2
votes

I'm writing a Compute Shader (in the unity environment, which uses DirectX11 DirectCompute) which I need to do a very simple task: check whether any pixel in the image has green == 1 and blue > 0.5. (For clarity - the green channel is a 2d "light" and the blue channel is that lights "trail" - I want to detect whenever the light crosses back over its trail.)

I'm as far as displaying the overlap (shown in white) for debugging purposes, but I have no idea how to do something as simple as return a value indicating whether the texture actually contains an overlap. My confusion stems from how threads work. I have a float buffer with room for a single float - I simply need a 1 or 0.

For clarification the following two images show a "before" and "after" - all I need is a single "true" value telling me that some white exists in the second image.

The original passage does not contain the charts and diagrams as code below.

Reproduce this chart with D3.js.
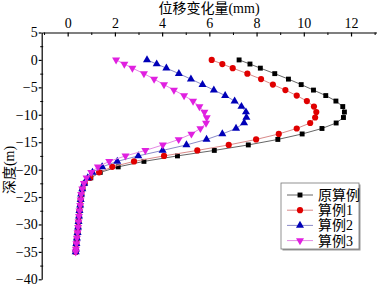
<!DOCTYPE html>
<html>
<head>
<meta charset="utf-8">
<script src="https://cdn.jsdelivr.net/npm/d3@7"></script>
<style>
  body { margin: 0; background: #fff; }
  svg { display: block; }
  text { font-family: "Liberation Serif", "Noto Sans CJK SC", serif; }
</style>
</head>
<body>
<svg id="svg1" width="377" height="286"></svg>
<script>
// depth of each point (m)
const depth = [0, -0.75, -1.5, -2.5, -3.5, -4.5, -5.5, -6.5, -7.5, -8.5, -9.5, -10.5, -11.5,
  -12.5, -13.5, -14.5, -15.5, -16.5, -17.5, -18.5, -19.5, -20.5, -21.5, -22.5, -23.5, -24.5,
  -25.5, -26.5, -27.5, -28.5, -29.5, -30.5, -31.5, -32.5, -33.5, -34.5, -35];

// displacement (mm)
const orig = [7.26, 7.72, 8.16, 8.77, 9.35, 9.89, 10.41, 10.93, 11.36, 11.65, 11.72, 11.68, 11.37,
  10.77, 9.93, 8.9, 7.65, 6.21, 4.65, 3.23, 2.14, 1.38, 0.98, 0.72, 0.63, 0.58,
  0.55, 0.53, 0.50, 0.48, 0.46, 0.44, 0.42, 0.39, 0.37, 0.35, 0.34];
const case1 = [6.1, 6.55, 6.99, 7.61, 8.19, 8.69, 9.22, 9.7, 10.13, 10.43, 10.53, 10.48, 10.27,
  9.7, 8.94, 7.98, 6.82, 5.49, 4.08, 2.81, 1.89, 1.33, 0.95, 0.72, 0.63, 0.58,
  0.55, 0.53, 0.50, 0.48, 0.46, 0.44, 0.42, 0.39, 0.37, 0.35, 0.34];
const case2 = [3.36, 3.77, 4.18, 4.71, 5.22, 5.71, 6.19, 6.67, 7.07, 7.36, 7.55, 7.57, 7.47,
  7.13, 6.55, 5.88, 5.03, 4.02, 2.99, 2.1, 1.46, 1.05, 0.85, 0.7, 0.62, 0.57,
  0.55, 0.53, 0.50, 0.48, 0.46, 0.44, 0.42, 0.39, 0.37, 0.35, 0.34];
const case3 = [2.05, 2.4, 2.74, 3.23, 3.66, 4.08, 4.5, 4.93, 5.31, 5.58, 5.79, 5.89, 5.86,
  5.62, 5.24, 4.7, 4.03, 3.29, 2.45, 1.76, 1.28, 1.0, 0.8, 0.69, 0.62, 0.57,
  0.55, 0.53, 0.50, 0.48, 0.46, 0.44, 0.42, 0.39, 0.37, 0.35, 0.34];

const seriesNames = ["原算例", "算例1", "算例2", "算例3"];
const xTicks = [0, 2, 4, 6, 8, 10, 12];
const yTicks = [5, 0, -5, -10, -15, -20, -25, -30, -35, -40];

const svg = d3.select("#svg1");

const x = d3.scaleLinear().domain([-1.1, 13.1]).range([41.7, 377]);
const y = d3.scaleLinear().domain([5, -40]).range([32.5, 279.3]);

const series = [
  { name: seriesNames[0], vals: orig, line: "#666", fill: "#000", sym: d3.symbolSquare, size: 24, rot: 0 },
  { name: seriesNames[1], vals: case1, line: "#d98a8a", fill: "#e00000", sym: d3.symbolCircle, size: 30, rot: 0 },
  { name: seriesNames[2], vals: case2, line: "#8a8ac8", fill: "#0000b8", sym: d3.symbolTriangle, size: 28, rot: 0 },
  { name: seriesNames[3], vals: case3, line: "#e48ae4", fill: "#e020e0", sym: d3.symbolTriangle, size: 28, rot: 180 }
];

// top axis
svg.append("g")
  .attr("transform", `translate(0,${y(5)})`)
  .call(d3.axisTop(x).tickValues(xTicks).tickSizeInner(-4).tickSizeOuter(0).tickPadding(5))
  .call(g => g.selectAll("text").attr("font-size", 14).attr("fill", "#000").attr("font-family", "Liberation Serif"))
  .call(g => g.selectAll("line,path").attr("stroke", "#000").attr("stroke-width", 1.2));
svg.append("g")
  .attr("transform", `translate(0,${y(5)})`)
  .call(d3.axisTop(x).tickValues([-1, 1, 3, 5, 7, 9, 11, 13]).tickSize(-2.5).tickFormat(""))
  .call(g => g.select(".domain").remove())
  .call(g => g.selectAll("line").attr("stroke", "#000"));

// left axis
svg.append("g")
  .attr("transform", `translate(${x(-1.1)},0)`)
  .call(d3.axisLeft(y).tickValues(yTicks).tickSizeInner(3).tickSizeOuter(0).tickPadding(1))
  .call(g => g.selectAll("text").attr("font-size", 14).attr("fill", "#000").attr("font-family", "Liberation Serif"))
  .call(g => g.selectAll("line,path").attr("stroke", "#000").attr("stroke-width", 1.2));
svg.append("g")
  .attr("transform", `translate(${x(-1.1) + 1.5},0)`)
  .call(d3.axisLeft(y).tickValues([2.5, -2.5, -7.5, -12.5, -17.5, -22.5, -27.5, -32.5, -37.5]).tickSize(3).tickFormat(""))
  .call(g => g.select(".domain").remove())
  .call(g => g.selectAll("line").attr("stroke", "#000"));

// axis titles
svg.append("text")
  .attr("x", 209).attr("y", 13)
  .attr("text-anchor", "middle")
  .attr("font-size", 14)
  .text("位移变化量(mm)");
svg.append("text")
  .attr("transform", "translate(14,170) rotate(-90)")
  .attr("text-anchor", "middle")
  .attr("font-size", 14)
  .text("深度(m)");

// lines and markers
series.forEach(s => {
  const pts = s.vals.map((v, i) => ({ v: v, d: depth[i] }));
  svg.append("path")
    .datum(pts)
    .attr("fill", "none")
    .attr("stroke", s.line)
    .attr("stroke-width", 1)
    .attr("d", d3.line().x(d => x(d.v)).y(d => y(d.d)));
  svg.append("g")
    .selectAll("path")
    .data(pts)
    .join("path")
    .attr("transform", d => `translate(${x(d.v)},${y(d.d)}) rotate(${s.rot})`)
    .attr("d", d3.symbol().type(s.sym).size(s.size))
    .attr("fill", s.fill);
});

// legend
const lg = svg.append("g").attr("transform", "translate(281,183)");
lg.append("rect").attr("x", 1.5).attr("y", 1.5).attr("width", 78).attr("height", 66).attr("fill", "#999");
lg.append("rect").attr("width", 78).attr("height", 66).attr("fill", "#fff").attr("stroke", "#777").attr("stroke-width", 0.8);
series.forEach((s, i) => {
  const ry = 12 + i * 15.2;
  lg.append("line").attr("x1", 6).attr("x2", 32).attr("y1", ry).attr("y2", ry)
    .attr("stroke", s.line).attr("stroke-width", 1);
  lg.append("path")
    .attr("transform", `translate(19,${ry}) rotate(${s.rot})`)
    .attr("d", d3.symbol().type(s.sym).size(s.size))
    .attr("fill", s.fill);
  lg.append("text")
    .attr("x", 37).attr("y", ry + 5)
    .attr("font-size", 14)
    .text(s.name);
});
</script>
</body>
</html>
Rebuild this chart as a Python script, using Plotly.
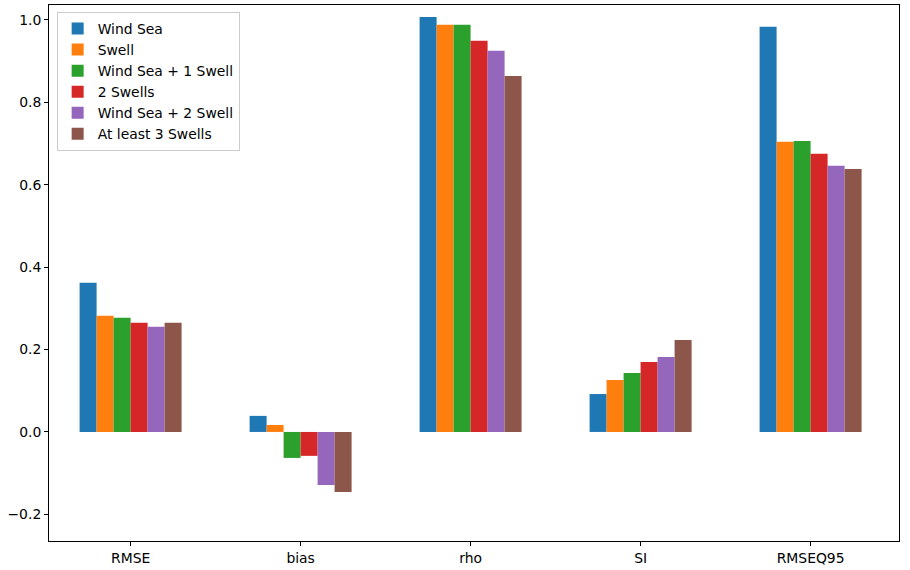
import plotly.graph_objects as go

categories = ["RMSE", "bias", "rho", "SI", "RMSEQ95"]
series_names = ["Wind Sea", "Swell", "Wind Sea + 1 Swell", "2 Swells", "Wind Sea + 2 Swell", "At least 3 Swells"]
wind_sea = [0.362, 0.039, 1.007, 0.092, 0.983]
swell = [0.282, 0.017, 0.988, 0.126, 0.704]
ws_1swell = [0.277, -0.063, 0.988, 0.143, 0.706]
two_swells = [0.265, -0.058, 0.949, 0.170, 0.675]
ws_2swell = [0.255, -0.129, 0.925, 0.182, 0.646]
three_swells = [0.265, -0.146, 0.864, 0.223, 0.638]
y_ticks = [-0.2, 0.0, 0.2, 0.4, 0.6, 0.8, 1.0]

colors = ["#1f77b4", "#ff7f0e", "#2ca02c", "#d62728", "#9467bd", "#8c564b"]
values = [wind_sea, swell, ws_1swell, two_swells, ws_2swell, three_swells]

fig = go.Figure()
for name, vals, c in zip(series_names, values, colors):
    fig.add_trace(go.Bar(x=list(range(len(categories))), y=vals, name=name,
                         marker=dict(color=c, line=dict(width=0))))

fig.update_layout(
    width=910, height=570,
    barmode="group", bargap=0.4, bargroupgap=0,
    plot_bgcolor="white", paper_bgcolor="white",
    margin=dict(l=49, r=11, t=5, b=29, autoexpand=False),
    font=dict(family="DejaVu Sans", size=13.9, color="black"),
    showlegend=True,
    legend=dict(x=0.009, y=0.987, xanchor="left", yanchor="top",
                bgcolor="rgba(255,255,255,0.8)", bordercolor="#cccccc", borderwidth=1,
                font=dict(size=13.9), tracegroupgap=0, itemwidth=30),
)
fig.update_xaxes(
    range=[-0.48, 4.52], tickmode="array", tickvals=list(range(len(categories))),
    ticktext=categories, showline=True, linecolor="black", linewidth=1, mirror=True,
    ticks="outside", ticklen=4, tickcolor="black", showgrid=False, zeroline=False,
    automargin=False,
)
fig.update_yaxes(
    range=[-0.2646, 1.036], tickmode="array", tickvals=y_ticks,
    ticktext=[f"{v:.1f}".replace("-", "\u2212") for v in y_ticks],
    showline=True, linecolor="black", linewidth=1, mirror=True,
    ticks="outside", ticklen=4, tickcolor="black", showgrid=False, zeroline=False,
    automargin=False,
)
fig.write_html("out.html", config={"displayModeBar": False},
               post_script="document.body.style.margin='0px';")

The original image The "overlap"

The compute shader is as follows:

#pragma kernel CSMain

Texture2D<float4> InputTexture;
RWTexture2D<float4> OutputTexture;
RWStructuredBuffer<float> FloatBuffer;

[numthreads(8,8,1)]
void CSMain(uint3 id : SV_DispatchThreadID)
{
    // need to detect any region where g == 1 and blue > 0.5

    float green = InputTexture[id.xy].g;
    float blue = round(InputTexture[id.xy].b);

    float overlap = round((green + blue) / 2.0);

    OutputTexture[id.xy] = float4(overlap, overlap, overlap, 1);

    // answer here?? Note that the output texture is only for debugging purposes
    FloatBuffer[0] = ??
}
1

1 Answers

2
votes

You have the option of using atomic operation and count the pixels. You run your compute shader with one thread per pixel, and if the pixel meet the criteria, increment your rwbuffer.

Something like this :

Texture2D<float4> InputTexture;
RWBuffer<uint> NotAFloatBuffer;

[numthreads(8,8,1)]
void CSMain(uint3 id : SV_DispatchThreadID {
    // need to detect any region where g == 1 and blue > 0.5
    float green = InputTexture[id.xy].g;
    float blue = round(InputTexture[id.xy].b);

    float overlap = round((green + blue) / 2.0);
    if (overlap > 0)
        InterlockedAdd(NotAFloatBuffer[0],1);
}

In your case, you can stop here but atomics have some little cost penalties and often they are optimized by grouping the call from one single thread in your group with prior reduction, but this is only in the most extreme cases, you do not have to worry about that.